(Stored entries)

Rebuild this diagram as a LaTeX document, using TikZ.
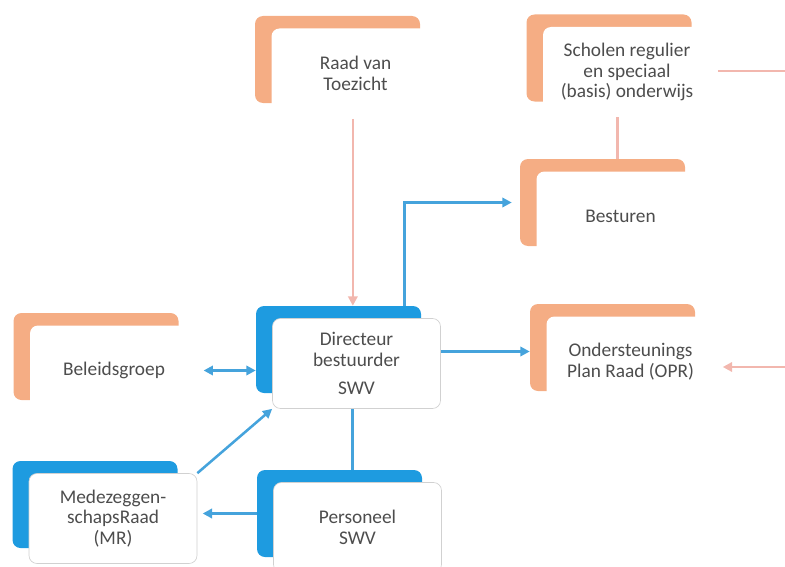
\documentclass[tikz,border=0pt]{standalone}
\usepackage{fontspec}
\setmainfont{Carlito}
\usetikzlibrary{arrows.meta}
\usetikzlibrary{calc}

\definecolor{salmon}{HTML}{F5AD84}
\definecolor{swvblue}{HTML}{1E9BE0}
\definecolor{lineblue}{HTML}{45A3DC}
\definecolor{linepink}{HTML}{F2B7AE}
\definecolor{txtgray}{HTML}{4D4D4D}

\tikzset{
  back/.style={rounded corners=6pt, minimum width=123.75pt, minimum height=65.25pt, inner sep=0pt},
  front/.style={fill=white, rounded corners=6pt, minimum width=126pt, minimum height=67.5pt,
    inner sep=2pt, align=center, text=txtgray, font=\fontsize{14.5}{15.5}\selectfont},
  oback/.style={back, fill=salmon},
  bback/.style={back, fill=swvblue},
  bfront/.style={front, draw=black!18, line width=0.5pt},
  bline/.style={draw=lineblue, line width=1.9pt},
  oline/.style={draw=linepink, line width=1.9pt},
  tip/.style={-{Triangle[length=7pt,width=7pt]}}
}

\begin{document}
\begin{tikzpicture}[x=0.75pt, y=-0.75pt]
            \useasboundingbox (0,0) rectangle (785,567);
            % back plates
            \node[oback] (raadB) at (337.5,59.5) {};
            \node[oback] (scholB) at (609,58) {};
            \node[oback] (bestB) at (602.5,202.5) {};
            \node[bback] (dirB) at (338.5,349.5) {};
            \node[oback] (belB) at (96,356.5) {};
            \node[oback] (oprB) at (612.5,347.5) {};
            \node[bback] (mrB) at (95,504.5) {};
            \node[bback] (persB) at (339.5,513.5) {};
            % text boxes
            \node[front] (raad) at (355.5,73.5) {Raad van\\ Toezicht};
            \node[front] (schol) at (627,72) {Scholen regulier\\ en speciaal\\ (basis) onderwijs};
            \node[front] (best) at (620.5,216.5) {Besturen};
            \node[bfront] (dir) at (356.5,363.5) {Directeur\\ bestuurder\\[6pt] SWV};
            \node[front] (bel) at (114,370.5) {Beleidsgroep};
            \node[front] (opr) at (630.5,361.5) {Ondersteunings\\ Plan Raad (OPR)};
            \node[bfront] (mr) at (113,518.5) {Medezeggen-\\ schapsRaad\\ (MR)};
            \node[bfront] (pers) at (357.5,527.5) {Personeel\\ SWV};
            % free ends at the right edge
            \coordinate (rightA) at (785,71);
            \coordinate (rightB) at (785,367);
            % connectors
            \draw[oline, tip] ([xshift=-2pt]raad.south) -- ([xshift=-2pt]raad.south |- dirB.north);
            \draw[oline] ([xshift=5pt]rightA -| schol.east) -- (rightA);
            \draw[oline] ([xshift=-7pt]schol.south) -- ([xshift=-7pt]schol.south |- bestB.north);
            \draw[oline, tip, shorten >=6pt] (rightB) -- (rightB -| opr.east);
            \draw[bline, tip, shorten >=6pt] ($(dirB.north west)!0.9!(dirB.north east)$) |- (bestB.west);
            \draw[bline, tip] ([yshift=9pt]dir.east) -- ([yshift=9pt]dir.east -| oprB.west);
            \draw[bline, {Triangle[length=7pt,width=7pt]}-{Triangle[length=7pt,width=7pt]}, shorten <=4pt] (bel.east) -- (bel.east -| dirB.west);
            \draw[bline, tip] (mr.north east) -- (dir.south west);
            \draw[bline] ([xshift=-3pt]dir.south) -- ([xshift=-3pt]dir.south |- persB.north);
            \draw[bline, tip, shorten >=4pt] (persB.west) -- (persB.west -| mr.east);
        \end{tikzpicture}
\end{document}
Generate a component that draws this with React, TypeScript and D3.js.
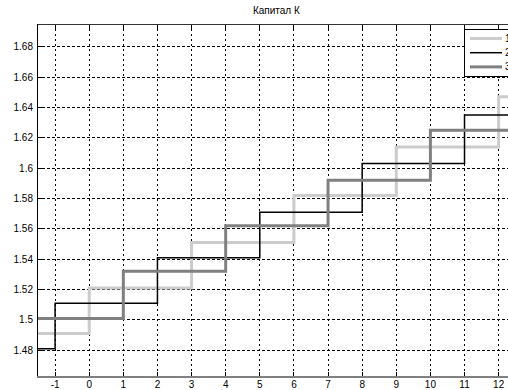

▶ _Set problem_: Report each line in the preceding entries that holds the string "this".

▶ _Solution_:
Rebuild this diagram as a LaTeX document, using TikZ.
Generate a component that draws this with React, TypeScript and D3.js.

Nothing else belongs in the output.